Perturbed by the high cost of production, the small and medium enterprises (SMEs) in the textile sector in Punjab are demanding a reduction in interest rates offered by banks and financial institutions. In a letter to Prime Minister, Manmohan Singh the SMEs requested to make funds available for the SME textile sector at seven per cent a year interest on the lines of agriculture sector, enabling them to compete with overseas manufacturers who get funds much cheaper.
Further, this will help SME textile sector to grow in domestic and international markets.

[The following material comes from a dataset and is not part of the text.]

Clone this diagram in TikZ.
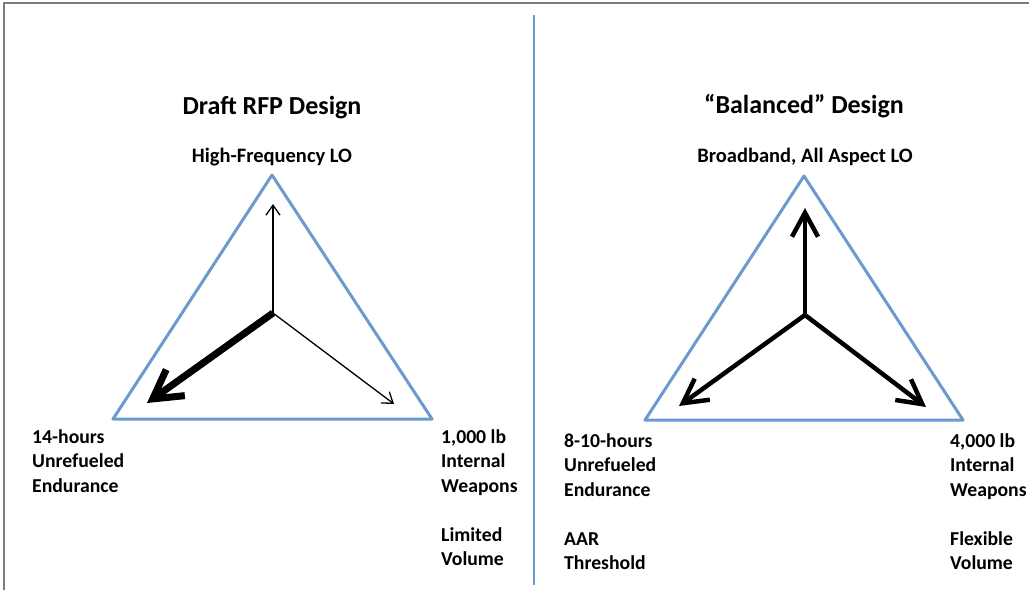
\documentclass[tikz,border=0pt]{standalone}
\usepackage{fontspec}
\setmainfont{Carlito}
\usetikzlibrary{arrows.meta}
\definecolor{LOblue}{RGB}{108,153,206}
\definecolor{framegray}{RGB}{125,125,125}
\tikzset{side/.style={draw=LOblue, line width=3pt, line join=round}}
\tikzset{weak/.style={-{Straight Barb[length=10pt,width=14pt]}, line width=1.3pt}}
\tikzset{strong/.style={-{Straight Barb[length=28pt,width=32pt]}, line width=7pt}}
\tikzset{even/.style={-{Straight Barb[length=24pt,width=26pt]}, line width=4.5pt}}
\tikzset{title/.style={font=\bfseries\fontsize{26}{30}\selectfont, inner sep=0pt}}
\tikzset{vertex/.style={font=\bfseries\fontsize{20.5}{24.5}\selectfont, inner sep=0pt}}
\tikzset{corner/.style={font=\bfseries\fontsize{19.7}{24.5}\selectfont, align=left, anchor=north west, inner sep=0pt}}

\begin{document}
\begin{tikzpicture}[x=1pt, y=-1pt]
  \useasboundingbox (0,0) rectangle (1029,590);

  % --- frame and divider ---
  \coordinate (fbot) at (4,590);
  \coordinate (fcorner) at (4,3);
  \coordinate (fright) at (1029,3);
  \draw[framegray, line width=2pt] (fbot) -- (fcorner) -- (fright);
  \coordinate (divtop) at (534,15);
  \coordinate (divbot) at (534,585);
  \draw[LOblue, line width=2.5pt] (divtop) -- (divbot);

  % --- draft RFP design ---
  \begin{scope}
    \node[title] (ltitle) at (272,108) {Draft RFP Design};
    \node[vertex] (lLO) at (272,157) {High-Frequency LO};

    \coordinate (lA) at (272,175);
    \coordinate (lB) at (113,419);
    \coordinate (lC) at (432,419);
    \draw[side] (lA) -- (lB) -- (lC) -- cycle;

    \coordinate (lmid) at (273,313);
    \coordinate (lup) at (273,204);
    \coordinate (lleft) at (147,403);
    \coordinate (lright) at (394,404);
    \draw[weak] (lmid) -- (lup);
    \draw[weak] (lmid) -- (lright);
    \draw[strong] (lmid) -- (lleft);

    \node[corner] (lend) at (32,429) {14-hours\\Unrefueled\\Endurance};
    \node[corner] (lwpn) at (441,429) {1,000 lb\\Internal\\Weapons\\[24.5pt]Limited\\Volume};
  \end{scope}

  % --- balanced design ---
  \begin{scope}
    \node[title] (rtitle) at (804,106) {“Balanced” Design};
    \node[vertex] (rLO) at (805,157) {Broadband, All Aspect LO};

    \coordinate (rA) at (804,176);
    \coordinate (rB) at (645,420);
    \coordinate (rC) at (963,420);
    \draw[side] (rA) -- (rB) -- (rC) -- cycle;

    \coordinate (rmid) at (805,315);
    \coordinate (rup) at (805,208);
    \coordinate (rleft) at (679,406);
    \coordinate (rright) at (926,407);
    \draw[even] (rmid) -- (rup);
    \draw[even] (rmid) -- (rleft);
    \draw[even] (rmid) -- (rright);

    \node[corner] (rend) at (564,433) {8-10-hours\\Unrefueled\\Endurance\\[24.5pt]AAR\\Threshold};
    \node[corner] (rwpn) at (950,433) {4,000 lb\\Internal\\Weapons\\[24.5pt]Flexible\\Volume};
  \end{scope}
\end{tikzpicture}
\end{document}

Speaking to Business Standard, Shawl Club(India) Amritsar, General Secretary, Piara Lal Seth said," We have written a letter to the Prime Minister and has requested him to make funds available to this sector at cheaper rate. Currently, the Textile Industry in SME sector is presently facing much hardship to compete in global markets as well as domestic markets. The main reason is the high rate of interest at 14 per cent per annum being charged by banks and financial institutions which is highest in the world. The exports of textile are also falling year by year due to basic high cost of production. Further more it may be noted that when RBI held its first meeting in Amritsar on November 14, 2009 and the issue of interest rate for SME Textile sector at par with agriculture sector was taken up by Confederation of Indian Industry and Shawl Club (India),Amritsar. Though it was principally agreed by Ministry of Finance,New Delhi but was made applicable to Handloom sector only.'
"Compared to India, the rate of interest in China is maximum four per cent a year. Our neighbouring countries, Bangladesh, Pakistan who are also coming very fast in manufacturing of textiles and offer funds at very normal charges by way of interest," he added.
He added, " It is pertinent to submit that State of Gujarat in their Industrial Policy for 2012 announced a interest subsidy of 7 per cent to Textile Sector over and above TUF scheme to bring the interest rate at par with agriculture sector. In light of the above facts we suggest that Central Government should take the initiative to compensate the states on the pattern of Jawahar Lal Nehru Urban Development Scheme in respect of levy of property tax and other many schemes. The states who make policy of interest subsidy for SME textile sector to bring interest rate at par with agriculture sector by compensated under central schemes mentioned above. By taking these steps we are confident that SME sector in textile will definitely compete with Global markets and also provide more employment avenues in the future.'
It is worth noting that The MSME sector contributes around 9 percent of GDP and accounts for around 45 per cent of the manufacturing output and around 36 per cent of total value of the export.
It is worth to note that textile sector is the second largest employment provider segment next to agriculture sector needs interest at par with agriculture.